EXERCISE DESCRIPTION:
Single out the lines that include the word "Output". Copy them.

******************************

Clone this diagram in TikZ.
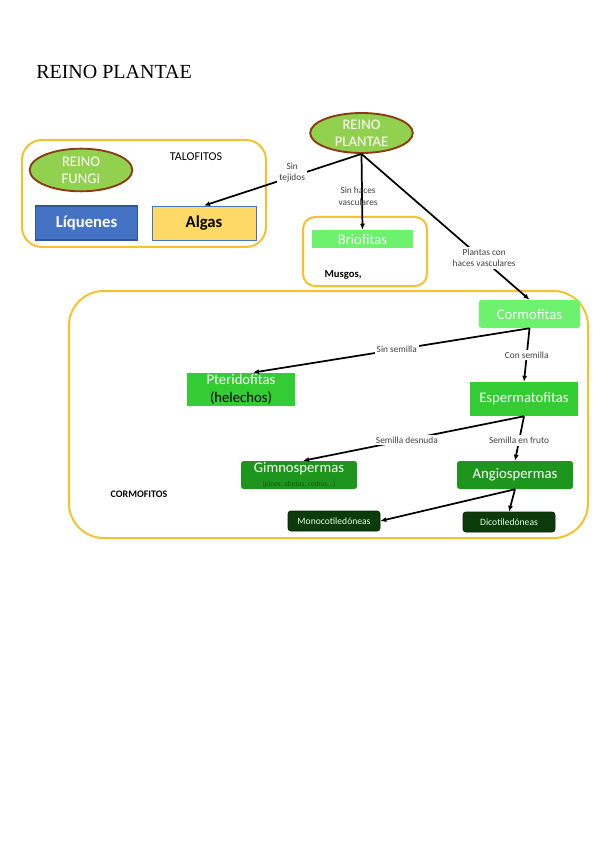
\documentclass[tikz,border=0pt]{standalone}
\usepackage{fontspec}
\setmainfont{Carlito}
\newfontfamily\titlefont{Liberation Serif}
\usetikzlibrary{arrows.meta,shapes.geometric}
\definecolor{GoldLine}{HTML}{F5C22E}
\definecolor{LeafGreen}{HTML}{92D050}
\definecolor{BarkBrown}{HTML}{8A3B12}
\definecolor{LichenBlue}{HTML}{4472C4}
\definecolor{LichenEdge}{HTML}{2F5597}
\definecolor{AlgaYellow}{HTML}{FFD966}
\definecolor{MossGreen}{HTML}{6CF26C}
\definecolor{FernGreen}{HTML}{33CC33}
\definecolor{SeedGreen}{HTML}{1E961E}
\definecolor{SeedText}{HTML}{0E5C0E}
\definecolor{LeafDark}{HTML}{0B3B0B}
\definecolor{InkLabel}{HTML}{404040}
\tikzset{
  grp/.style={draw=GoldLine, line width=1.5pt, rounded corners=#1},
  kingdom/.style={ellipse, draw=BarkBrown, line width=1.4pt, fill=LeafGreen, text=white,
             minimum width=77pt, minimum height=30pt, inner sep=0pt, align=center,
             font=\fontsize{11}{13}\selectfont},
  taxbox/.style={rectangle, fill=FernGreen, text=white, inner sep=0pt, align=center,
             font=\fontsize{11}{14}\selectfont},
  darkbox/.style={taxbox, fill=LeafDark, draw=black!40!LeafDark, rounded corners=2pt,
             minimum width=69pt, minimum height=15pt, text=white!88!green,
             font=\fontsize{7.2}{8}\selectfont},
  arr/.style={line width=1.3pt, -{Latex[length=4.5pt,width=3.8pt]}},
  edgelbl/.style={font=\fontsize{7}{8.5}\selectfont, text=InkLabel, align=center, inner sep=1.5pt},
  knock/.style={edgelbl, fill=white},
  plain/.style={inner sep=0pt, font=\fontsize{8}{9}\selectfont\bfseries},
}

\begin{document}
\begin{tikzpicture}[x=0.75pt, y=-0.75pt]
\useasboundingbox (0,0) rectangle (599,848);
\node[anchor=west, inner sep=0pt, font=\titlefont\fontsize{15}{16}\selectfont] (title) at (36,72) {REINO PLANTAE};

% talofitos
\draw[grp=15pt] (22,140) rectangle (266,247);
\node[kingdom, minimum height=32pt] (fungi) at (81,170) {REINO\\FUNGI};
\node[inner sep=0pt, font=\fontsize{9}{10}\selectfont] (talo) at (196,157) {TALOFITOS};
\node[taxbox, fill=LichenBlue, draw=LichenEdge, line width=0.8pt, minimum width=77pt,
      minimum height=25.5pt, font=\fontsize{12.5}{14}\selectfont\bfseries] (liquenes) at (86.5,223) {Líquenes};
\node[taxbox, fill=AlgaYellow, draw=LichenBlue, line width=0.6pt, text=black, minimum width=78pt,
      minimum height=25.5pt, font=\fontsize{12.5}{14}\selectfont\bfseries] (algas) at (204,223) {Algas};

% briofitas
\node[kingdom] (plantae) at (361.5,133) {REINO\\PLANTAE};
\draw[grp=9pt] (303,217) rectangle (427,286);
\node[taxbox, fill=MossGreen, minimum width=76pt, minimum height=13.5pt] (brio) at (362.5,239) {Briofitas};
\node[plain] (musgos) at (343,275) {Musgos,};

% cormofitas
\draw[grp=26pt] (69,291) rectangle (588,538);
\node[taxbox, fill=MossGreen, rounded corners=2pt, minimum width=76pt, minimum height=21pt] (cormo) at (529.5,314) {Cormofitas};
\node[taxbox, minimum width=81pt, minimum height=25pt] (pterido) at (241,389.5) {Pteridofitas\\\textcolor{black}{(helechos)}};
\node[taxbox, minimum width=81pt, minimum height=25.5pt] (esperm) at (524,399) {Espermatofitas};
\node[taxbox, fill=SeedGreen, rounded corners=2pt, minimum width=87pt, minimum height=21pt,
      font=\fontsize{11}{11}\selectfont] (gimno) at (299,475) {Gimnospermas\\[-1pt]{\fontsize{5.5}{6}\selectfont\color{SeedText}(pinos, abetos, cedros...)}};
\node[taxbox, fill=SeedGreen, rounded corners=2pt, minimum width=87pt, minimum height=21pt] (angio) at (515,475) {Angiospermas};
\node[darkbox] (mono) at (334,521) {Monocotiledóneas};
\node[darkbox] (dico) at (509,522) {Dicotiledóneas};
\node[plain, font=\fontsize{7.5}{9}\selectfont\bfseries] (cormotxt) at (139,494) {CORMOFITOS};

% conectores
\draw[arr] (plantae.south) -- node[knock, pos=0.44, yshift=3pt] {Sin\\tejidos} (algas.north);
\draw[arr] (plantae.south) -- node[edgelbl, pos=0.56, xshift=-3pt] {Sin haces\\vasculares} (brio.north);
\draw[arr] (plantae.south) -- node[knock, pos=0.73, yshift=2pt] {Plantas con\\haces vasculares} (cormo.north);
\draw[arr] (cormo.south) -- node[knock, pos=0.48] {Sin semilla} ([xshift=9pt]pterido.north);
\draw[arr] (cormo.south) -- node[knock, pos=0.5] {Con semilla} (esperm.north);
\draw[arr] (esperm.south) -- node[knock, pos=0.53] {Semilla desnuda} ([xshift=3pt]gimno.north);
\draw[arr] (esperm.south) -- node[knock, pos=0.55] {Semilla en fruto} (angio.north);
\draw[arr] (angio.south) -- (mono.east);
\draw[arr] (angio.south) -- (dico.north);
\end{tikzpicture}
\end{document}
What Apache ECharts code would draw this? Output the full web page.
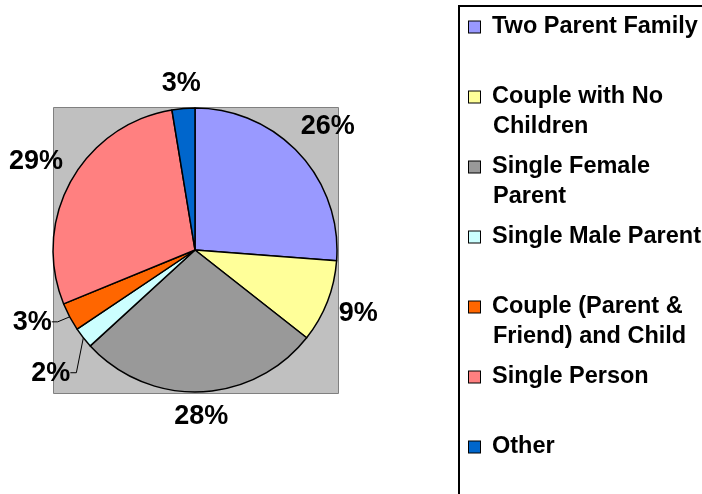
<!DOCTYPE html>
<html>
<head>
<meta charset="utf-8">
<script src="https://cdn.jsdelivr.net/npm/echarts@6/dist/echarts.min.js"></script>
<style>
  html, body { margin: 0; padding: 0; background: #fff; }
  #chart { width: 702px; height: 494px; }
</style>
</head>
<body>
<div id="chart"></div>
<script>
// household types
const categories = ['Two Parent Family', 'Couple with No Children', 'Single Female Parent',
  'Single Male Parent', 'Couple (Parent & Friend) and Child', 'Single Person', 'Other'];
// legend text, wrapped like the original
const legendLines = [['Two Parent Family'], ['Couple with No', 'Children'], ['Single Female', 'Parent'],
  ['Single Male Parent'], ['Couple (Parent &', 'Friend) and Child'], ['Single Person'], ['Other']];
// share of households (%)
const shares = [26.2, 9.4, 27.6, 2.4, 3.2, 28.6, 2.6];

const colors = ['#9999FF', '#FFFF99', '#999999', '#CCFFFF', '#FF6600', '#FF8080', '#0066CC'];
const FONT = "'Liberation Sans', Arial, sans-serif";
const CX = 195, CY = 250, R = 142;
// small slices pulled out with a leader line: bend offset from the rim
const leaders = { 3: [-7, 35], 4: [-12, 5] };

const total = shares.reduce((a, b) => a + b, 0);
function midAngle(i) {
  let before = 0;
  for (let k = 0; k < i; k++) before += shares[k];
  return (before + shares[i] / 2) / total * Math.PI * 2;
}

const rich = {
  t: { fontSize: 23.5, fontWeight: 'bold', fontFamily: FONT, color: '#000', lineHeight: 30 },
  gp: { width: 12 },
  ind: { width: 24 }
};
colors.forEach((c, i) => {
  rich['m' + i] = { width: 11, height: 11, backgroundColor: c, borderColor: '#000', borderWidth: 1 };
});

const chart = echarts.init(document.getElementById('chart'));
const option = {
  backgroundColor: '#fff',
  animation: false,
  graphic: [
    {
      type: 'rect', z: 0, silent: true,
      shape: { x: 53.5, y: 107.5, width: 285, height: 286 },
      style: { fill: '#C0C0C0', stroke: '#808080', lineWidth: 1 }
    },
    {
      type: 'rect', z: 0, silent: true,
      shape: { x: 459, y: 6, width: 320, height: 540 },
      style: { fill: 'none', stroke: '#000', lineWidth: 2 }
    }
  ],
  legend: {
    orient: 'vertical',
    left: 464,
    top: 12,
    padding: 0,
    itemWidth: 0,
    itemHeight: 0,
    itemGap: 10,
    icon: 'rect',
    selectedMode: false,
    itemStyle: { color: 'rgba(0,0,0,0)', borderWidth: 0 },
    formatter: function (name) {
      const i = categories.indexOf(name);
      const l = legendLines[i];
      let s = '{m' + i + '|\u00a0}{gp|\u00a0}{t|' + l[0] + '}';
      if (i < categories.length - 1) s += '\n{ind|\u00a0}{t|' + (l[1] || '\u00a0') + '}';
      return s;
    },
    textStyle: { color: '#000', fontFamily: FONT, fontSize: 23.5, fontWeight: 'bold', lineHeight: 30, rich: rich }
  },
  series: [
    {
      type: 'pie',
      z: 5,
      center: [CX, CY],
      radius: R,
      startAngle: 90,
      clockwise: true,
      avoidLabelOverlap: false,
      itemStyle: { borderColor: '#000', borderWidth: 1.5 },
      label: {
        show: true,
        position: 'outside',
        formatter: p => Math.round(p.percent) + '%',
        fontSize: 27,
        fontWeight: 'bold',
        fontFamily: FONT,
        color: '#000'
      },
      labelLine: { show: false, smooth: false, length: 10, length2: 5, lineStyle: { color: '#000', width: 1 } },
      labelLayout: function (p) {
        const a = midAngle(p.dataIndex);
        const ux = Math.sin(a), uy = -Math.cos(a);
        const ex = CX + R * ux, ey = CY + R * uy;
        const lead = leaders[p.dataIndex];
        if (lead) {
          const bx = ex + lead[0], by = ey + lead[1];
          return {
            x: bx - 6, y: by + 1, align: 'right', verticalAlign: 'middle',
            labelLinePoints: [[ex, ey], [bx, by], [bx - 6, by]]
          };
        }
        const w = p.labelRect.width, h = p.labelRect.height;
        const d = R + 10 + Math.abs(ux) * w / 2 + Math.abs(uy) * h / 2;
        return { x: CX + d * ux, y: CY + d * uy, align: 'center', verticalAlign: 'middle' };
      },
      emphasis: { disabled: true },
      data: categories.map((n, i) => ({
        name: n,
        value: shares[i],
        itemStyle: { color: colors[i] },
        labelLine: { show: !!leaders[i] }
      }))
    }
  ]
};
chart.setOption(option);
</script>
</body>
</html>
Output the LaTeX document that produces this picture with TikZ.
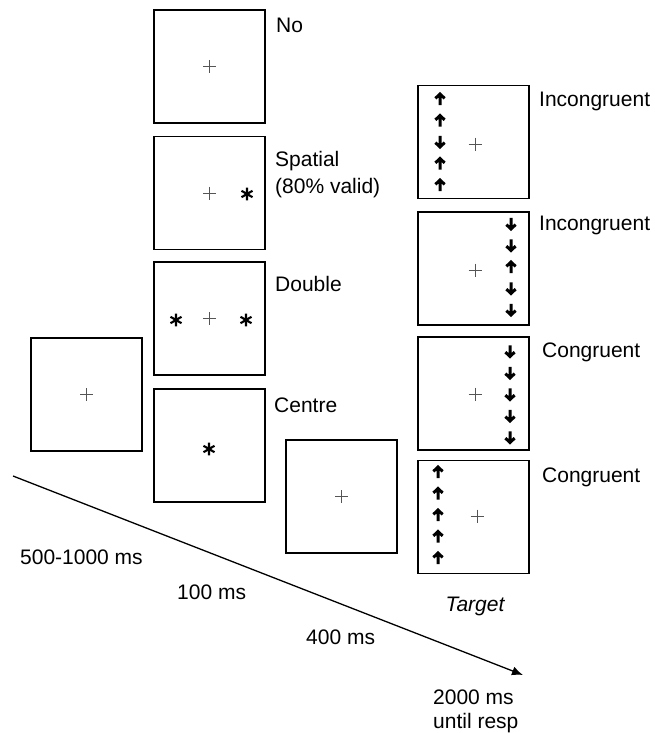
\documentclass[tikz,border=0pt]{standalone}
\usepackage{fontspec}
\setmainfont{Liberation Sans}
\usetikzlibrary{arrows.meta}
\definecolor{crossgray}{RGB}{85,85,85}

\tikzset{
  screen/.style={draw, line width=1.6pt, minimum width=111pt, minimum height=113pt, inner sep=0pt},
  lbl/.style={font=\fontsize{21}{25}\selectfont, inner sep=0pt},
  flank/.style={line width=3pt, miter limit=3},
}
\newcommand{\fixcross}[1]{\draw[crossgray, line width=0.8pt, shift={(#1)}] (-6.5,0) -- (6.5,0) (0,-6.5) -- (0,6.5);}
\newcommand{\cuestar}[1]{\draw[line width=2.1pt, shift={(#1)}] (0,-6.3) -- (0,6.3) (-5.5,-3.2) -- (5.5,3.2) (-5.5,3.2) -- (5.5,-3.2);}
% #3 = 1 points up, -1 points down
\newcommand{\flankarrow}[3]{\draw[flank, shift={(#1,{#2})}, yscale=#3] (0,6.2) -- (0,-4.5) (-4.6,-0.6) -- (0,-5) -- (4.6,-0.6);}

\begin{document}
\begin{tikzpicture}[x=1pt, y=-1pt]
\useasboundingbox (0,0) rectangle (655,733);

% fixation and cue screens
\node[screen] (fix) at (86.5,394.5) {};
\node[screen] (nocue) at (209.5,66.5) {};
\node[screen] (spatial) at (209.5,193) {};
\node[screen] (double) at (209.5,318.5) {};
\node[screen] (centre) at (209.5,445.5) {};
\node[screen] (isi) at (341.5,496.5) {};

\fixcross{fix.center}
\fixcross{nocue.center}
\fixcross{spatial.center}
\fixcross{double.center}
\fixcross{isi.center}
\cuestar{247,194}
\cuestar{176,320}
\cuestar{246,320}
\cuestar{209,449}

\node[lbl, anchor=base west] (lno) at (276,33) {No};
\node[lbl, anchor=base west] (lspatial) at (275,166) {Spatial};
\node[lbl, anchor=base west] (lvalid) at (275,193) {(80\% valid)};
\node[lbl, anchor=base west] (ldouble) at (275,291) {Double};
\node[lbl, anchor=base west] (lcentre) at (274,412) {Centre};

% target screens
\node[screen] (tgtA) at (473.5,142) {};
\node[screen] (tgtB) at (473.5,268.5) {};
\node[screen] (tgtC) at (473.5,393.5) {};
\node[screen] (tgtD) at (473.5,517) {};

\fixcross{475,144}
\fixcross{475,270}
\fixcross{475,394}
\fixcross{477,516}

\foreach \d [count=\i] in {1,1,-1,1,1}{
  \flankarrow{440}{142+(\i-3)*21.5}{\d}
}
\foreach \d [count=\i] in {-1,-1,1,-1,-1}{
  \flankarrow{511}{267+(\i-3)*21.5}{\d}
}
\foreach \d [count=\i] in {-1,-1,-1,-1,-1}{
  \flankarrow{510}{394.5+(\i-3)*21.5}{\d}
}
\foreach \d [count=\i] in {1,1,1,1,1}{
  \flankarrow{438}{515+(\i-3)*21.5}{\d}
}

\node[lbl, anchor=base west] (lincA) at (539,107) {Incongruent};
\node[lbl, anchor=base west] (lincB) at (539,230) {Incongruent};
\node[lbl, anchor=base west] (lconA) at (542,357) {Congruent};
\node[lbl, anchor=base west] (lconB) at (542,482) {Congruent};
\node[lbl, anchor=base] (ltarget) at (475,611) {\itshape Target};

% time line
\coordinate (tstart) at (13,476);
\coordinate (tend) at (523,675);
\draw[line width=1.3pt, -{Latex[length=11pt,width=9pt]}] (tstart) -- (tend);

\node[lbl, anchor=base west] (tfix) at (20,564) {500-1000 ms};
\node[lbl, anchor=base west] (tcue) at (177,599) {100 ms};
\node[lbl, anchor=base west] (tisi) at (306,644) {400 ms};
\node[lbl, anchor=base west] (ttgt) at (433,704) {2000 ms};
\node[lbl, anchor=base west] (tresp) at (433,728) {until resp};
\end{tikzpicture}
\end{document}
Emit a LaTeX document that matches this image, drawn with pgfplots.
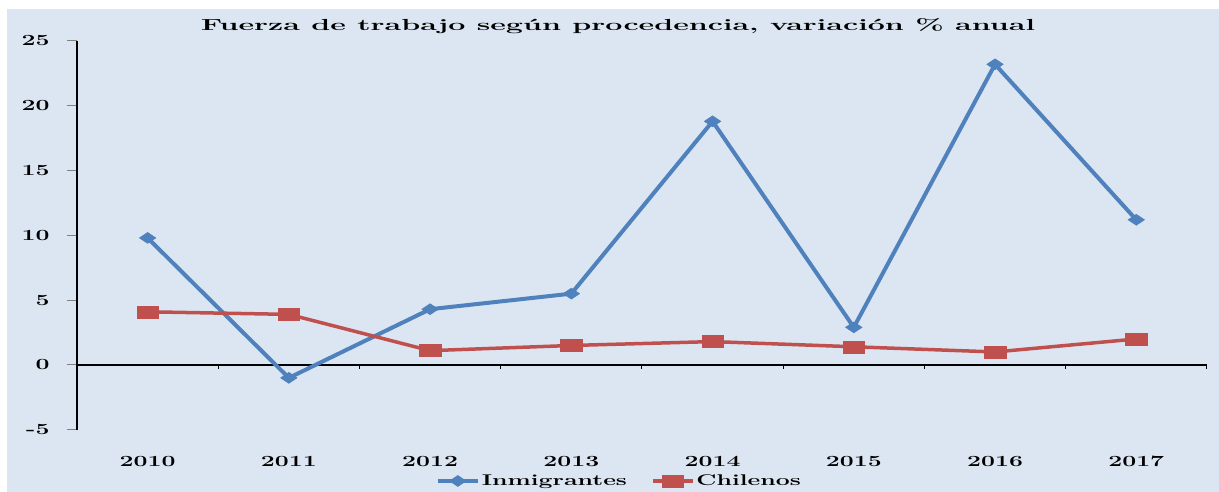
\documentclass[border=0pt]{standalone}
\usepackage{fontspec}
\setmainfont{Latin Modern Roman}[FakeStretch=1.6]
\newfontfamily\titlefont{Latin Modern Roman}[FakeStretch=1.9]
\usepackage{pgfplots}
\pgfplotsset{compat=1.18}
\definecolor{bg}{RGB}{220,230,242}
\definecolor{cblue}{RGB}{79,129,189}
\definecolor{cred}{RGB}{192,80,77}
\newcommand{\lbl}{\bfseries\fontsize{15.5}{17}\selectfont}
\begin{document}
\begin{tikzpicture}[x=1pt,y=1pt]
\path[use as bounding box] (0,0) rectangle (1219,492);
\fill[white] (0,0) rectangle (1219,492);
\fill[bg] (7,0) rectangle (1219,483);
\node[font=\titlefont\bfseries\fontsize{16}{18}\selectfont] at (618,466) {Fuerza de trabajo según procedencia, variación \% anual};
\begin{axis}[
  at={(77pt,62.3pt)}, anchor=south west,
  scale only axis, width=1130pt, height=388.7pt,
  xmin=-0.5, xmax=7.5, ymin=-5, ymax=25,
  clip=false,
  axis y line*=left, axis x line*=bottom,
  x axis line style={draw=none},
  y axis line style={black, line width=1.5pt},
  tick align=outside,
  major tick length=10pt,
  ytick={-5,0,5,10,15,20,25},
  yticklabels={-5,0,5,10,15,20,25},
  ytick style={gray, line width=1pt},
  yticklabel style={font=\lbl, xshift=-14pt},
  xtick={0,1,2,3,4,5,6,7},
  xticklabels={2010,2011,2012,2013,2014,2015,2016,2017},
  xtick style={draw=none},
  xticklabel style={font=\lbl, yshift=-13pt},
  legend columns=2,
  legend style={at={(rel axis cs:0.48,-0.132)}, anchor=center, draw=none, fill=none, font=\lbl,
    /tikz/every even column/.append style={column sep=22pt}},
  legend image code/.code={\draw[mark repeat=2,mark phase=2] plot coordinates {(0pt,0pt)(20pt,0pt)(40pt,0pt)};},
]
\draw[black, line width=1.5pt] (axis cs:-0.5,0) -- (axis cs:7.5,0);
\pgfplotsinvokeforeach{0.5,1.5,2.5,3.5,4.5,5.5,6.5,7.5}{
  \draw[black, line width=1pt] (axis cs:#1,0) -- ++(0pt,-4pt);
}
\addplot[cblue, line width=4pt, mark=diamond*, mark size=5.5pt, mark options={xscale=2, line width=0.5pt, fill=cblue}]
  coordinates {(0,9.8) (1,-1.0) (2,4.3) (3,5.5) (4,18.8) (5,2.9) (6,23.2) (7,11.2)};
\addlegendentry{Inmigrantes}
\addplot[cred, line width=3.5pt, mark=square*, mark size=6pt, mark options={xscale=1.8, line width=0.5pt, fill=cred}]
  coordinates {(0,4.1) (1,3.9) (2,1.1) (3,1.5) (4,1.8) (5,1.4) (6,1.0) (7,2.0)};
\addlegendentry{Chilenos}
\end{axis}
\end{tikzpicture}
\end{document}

******************************

WRITTEN RESPONSE:
What Apache ECharts code would draw this? Output the full web page.
Output the LaTeX document that produces this picture with TikZ.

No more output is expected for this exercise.